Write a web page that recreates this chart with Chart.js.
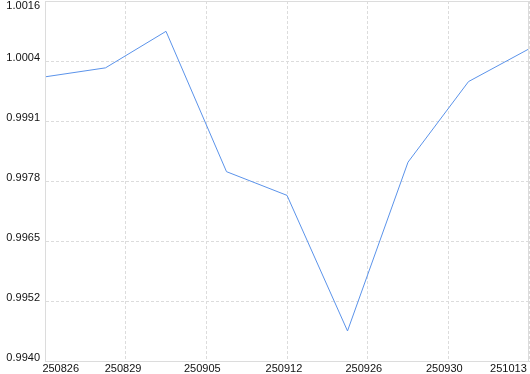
<!DOCTYPE html>
<html>
<head>
<meta charset="utf-8">
<script src="https://cdn.jsdelivr.net/npm/chart.js@4"></script>
<style>
  html, body { margin: 0; padding: 0; background: #fff; }
  #wrap { width: 530px; height: 374px; }
</style>
</head>
<body>
<div id="wrap"><canvas id="myChart"></canvas></div>
<script>
// series, one value per sample (x = sample index)
const values = [1.0000, 1.00019, 1.00096, 0.99800, 0.99750, 0.99464, 0.99820, 0.99990, 1.00059];
// tick labels
const xLabels = ['250826', '250829', '250905', '250912', '250926', '250930', '251013'];
const yLabels = ['0.9940', '0.9952', '0.9965', '0.9978', '0.9991', '1.0004', '1.0016'];
const yMin = 0.9940;
const yMax = 1.0016;

const lastX = values.length - 1;
const gridStep = lastX / (xLabels.length - 1);
const yStep = (yMax - yMin) / (yLabels.length - 1);
// where the date labels sit (index units), the edge ones pushed inside the plot
const labelPos = [0.26, 1.29, 2.60, 3.95, 5.27, 6.60, 7.66];
// the value labels sit a few pixels above their line, the top one is kept inside
const yPx = (yMax - yMin) / 360;
const yLabelPos = yLabels.map((_, i) => yMin + i * yStep + (i === yLabels.length - 1 ? -5 : 3.4) * yPx);

const FONT = { family: 'Liberation Sans', size: 11 };

const frame = {
  id: 'frame',
  afterDraw(chart) {
    const a = chart.chartArea;
    const c = chart.ctx;
    c.save();
    c.strokeStyle = '#dcdcdc';
    c.lineWidth = 1;
    c.strokeRect(Math.round(a.left) + 0.5, Math.round(a.top) + 0.5,
      Math.round(a.right - a.left) - 1, Math.round(a.bottom - a.top));
    c.restore();
  }
};

const ctx = document.getElementById('myChart');
new Chart(ctx, {
  type: 'line',
  data: {
    datasets: [{
      data: values.map((v, i) => ({ x: i, y: v })),
      borderColor: '#5b93ea',
      borderWidth: 1,
      pointRadius: 0,
      tension: 0
    }]
  },
  options: {
    responsive: true,
    maintainAspectRatio: false,
    animation: false,
    layout: { padding: { top: 1, right: 1, left: 0, bottom: 0 } },
    plugins: { legend: { display: false }, tooltip: { enabled: false } },
    scales: {
      x: {
        type: 'linear',
        min: 0,
        max: lastX,
        afterBuildTicks(scale) {
          scale.ticks = xLabels.map((_, i) => ({ value: i * gridStep }));
        },
        afterFit(scale) { scale.height = 0; },
        ticks: { display: false },
        grid: { color: '#dcdcdc', drawTicks: false },
        border: { color: '#d4d4d4', dash: [3, 2] }
      },
      x2: {
        type: 'linear',
        position: 'bottom',
        min: 0,
        max: lastX,
        afterBuildTicks(scale) {
          scale.ticks = labelPos.map(p => ({ value: p }));
        },
        afterFit(scale) {
          scale.height = 12.7;
          scale.paddingLeft = 0;
          scale.paddingRight = 0;
        },
        ticks: {
          autoSkip: false,
          maxRotation: 0,
          padding: 1,
          color: '#111',
          font: FONT,
          callback: (v, i) => xLabels[i]
        },
        grid: { display: false, drawTicks: false },
        border: { display: false }
      },
      y: {
        min: yMin,
        max: yMax,
        afterBuildTicks(scale) {
          scale.ticks = yLabels.map((_, i) => ({ value: yMin + i * yStep }));
        },
        afterFit(scale) {
          scale.width = 0;
          scale.paddingTop = 0;
          scale.paddingBottom = 0;
        },
        ticks: { display: false },
        grid: { color: '#dcdcdc', drawTicks: false },
        border: { color: '#d4d4d4', dash: [3, 2] }
      },
      y2: {
        position: 'left',
        min: yMin,
        max: yMax,
        afterBuildTicks(scale) {
          scale.ticks = yLabelPos.map(p => ({ value: p }));
        },
        afterFit(scale) {
          scale.width = 45;
          scale.paddingTop = 0;
          scale.paddingBottom = 0;
        },
        ticks: {
          autoSkip: false,
          padding: 5,
          color: '#111',
          font: FONT,
          callback: (v, i) => yLabels[i]
        },
        grid: { display: false, drawTicks: false },
        border: { display: false }
      }
    }
  },
  plugins: [frame]
});
</script>
</body>
</html>
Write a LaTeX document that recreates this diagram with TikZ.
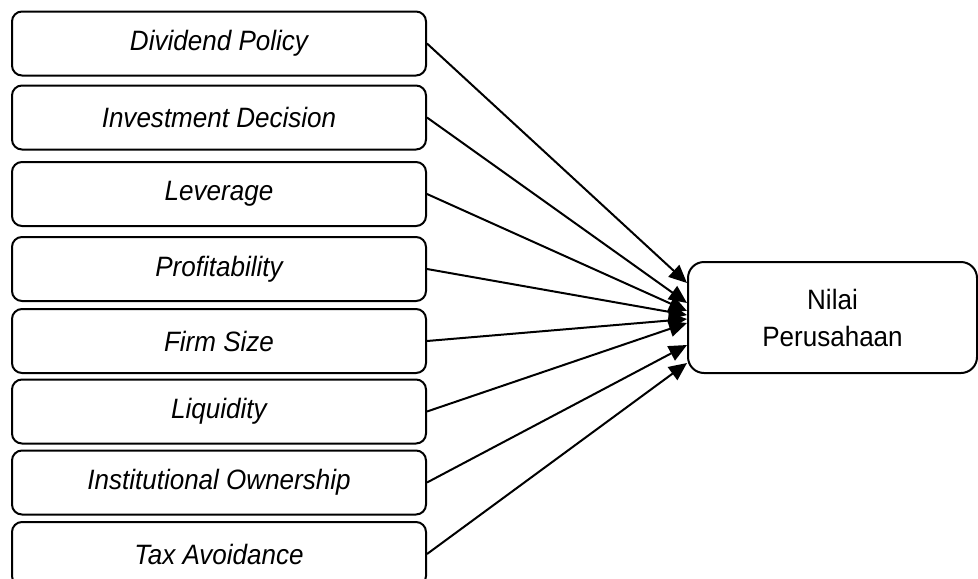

★ ★ ★

Repeat the material above word for word and skip every image in it.

**Exercise solution**
Write a web page that recreates this chart with Chart.js.
<!DOCTYPE html>
<html>
<head>
<meta charset="utf-8">
<script src="https://cdn.jsdelivr.net/npm/chart.js@4"></script>
<style>
  html, body { margin: 0; padding: 0; background: #fff; }
  #wrap { width: 530px; height: 374px; }
</style>
</head>
<body>
<div id="wrap"><canvas id="myChart"></canvas></div>
<script>
// series, one value per sample (x = sample index)
const values = [1.0000, 1.00019, 1.00096, 0.99800, 0.99750, 0.99464, 0.99820, 0.99990, 1.00059];
// tick labels
const xLabels = ['250826', '250829', '250905', '250912', '250926', '250930', '251013'];
const yLabels = ['0.9940', '0.9952', '0.9965', '0.9978', '0.9991', '1.0004', '1.0016'];
const yMin = 0.9940;
const yMax = 1.0016;

const lastX = values.length - 1;
const gridStep = lastX / (xLabels.length - 1);
const yStep = (yMax - yMin) / (yLabels.length - 1);
// where the date labels sit (index units), the edge ones pushed inside the plot
const labelPos = [0.26, 1.29, 2.60, 3.95, 5.27, 6.60, 7.66];
// the value labels sit a few pixels above their line, the top one is kept inside
const yPx = (yMax - yMin) / 360;
const yLabelPos = yLabels.map((_, i) => yMin + i * yStep + (i === yLabels.length - 1 ? -5 : 3.4) * yPx);

const FONT = { family: 'Liberation Sans', size: 11 };

const frame = {
  id: 'frame',
  afterDraw(chart) {
    const a = chart.chartArea;
    const c = chart.ctx;
    c.save();
    c.strokeStyle = '#dcdcdc';
    c.lineWidth = 1;
    c.strokeRect(Math.round(a.left) + 0.5, Math.round(a.top) + 0.5,
      Math.round(a.right - a.left) - 1, Math.round(a.bottom - a.top));
    c.restore();
  }
};

const ctx = document.getElementById('myChart');
new Chart(ctx, {
  type: 'line',
  data: {
    datasets: [{
      data: values.map((v, i) => ({ x: i, y: v })),
      borderColor: '#5b93ea',
      borderWidth: 1,
      pointRadius: 0,
      tension: 0
    }]
  },
  options: {
    responsive: true,
    maintainAspectRatio: false,
    animation: false,
    layout: { padding: { top: 1, right: 1, left: 0, bottom: 0 } },
    plugins: { legend: { display: false }, tooltip: { enabled: false } },
    scales: {
      x: {
        type: 'linear',
        min: 0,
        max: lastX,
        afterBuildTicks(scale) {
          scale.ticks = xLabels.map((_, i) => ({ value: i * gridStep }));
        },
        afterFit(scale) { scale.height = 0; },
        ticks: { display: false },
        grid: { color: '#dcdcdc', drawTicks: false },
        border: { color: '#d4d4d4', dash: [3, 2] }
      },
      x2: {
        type: 'linear',
        position: 'bottom',
        min: 0,
        max: lastX,
        afterBuildTicks(scale) {
          scale.ticks = labelPos.map(p => ({ value: p }));
        },
        afterFit(scale) {
          scale.height = 12.7;
          scale.paddingLeft = 0;
          scale.paddingRight = 0;
        },
        ticks: {
          autoSkip: false,
          maxRotation: 0,
          padding: 1,
          color: '#111',
          font: FONT,
          callback: (v, i) => xLabels[i]
        },
        grid: { display: false, drawTicks: false },
        border: { display: false }
      },
      y: {
        min: yMin,
        max: yMax,
        afterBuildTicks(scale) {
          scale.ticks = yLabels.map((_, i) => ({ value: yMin + i * yStep }));
        },
        afterFit(scale) {
          scale.width = 0;
          scale.paddingTop = 0;
          scale.paddingBottom = 0;
        },
        ticks: { display: false },
        grid: { color: '#dcdcdc', drawTicks: false },
        border: { color: '#d4d4d4', dash: [3, 2] }
      },
      y2: {
        position: 'left',
        min: yMin,
        max: yMax,
        afterBuildTicks(scale) {
          scale.ticks = yLabelPos.map(p => ({ value: p }));
        },
        afterFit(scale) {
          scale.width = 45;
          scale.paddingTop = 0;
          scale.paddingBottom = 0;
        },
        ticks: {
          autoSkip: false,
          padding: 5,
          color: '#111',
          font: FONT,
          callback: (v, i) => yLabels[i]
        },
        grid: { display: false, drawTicks: false },
        border: { display: false }
      }
    }
  },
  plugins: [frame]
});
</script>
</body>
</html>
Write a LaTeX document that recreates this diagram with TikZ.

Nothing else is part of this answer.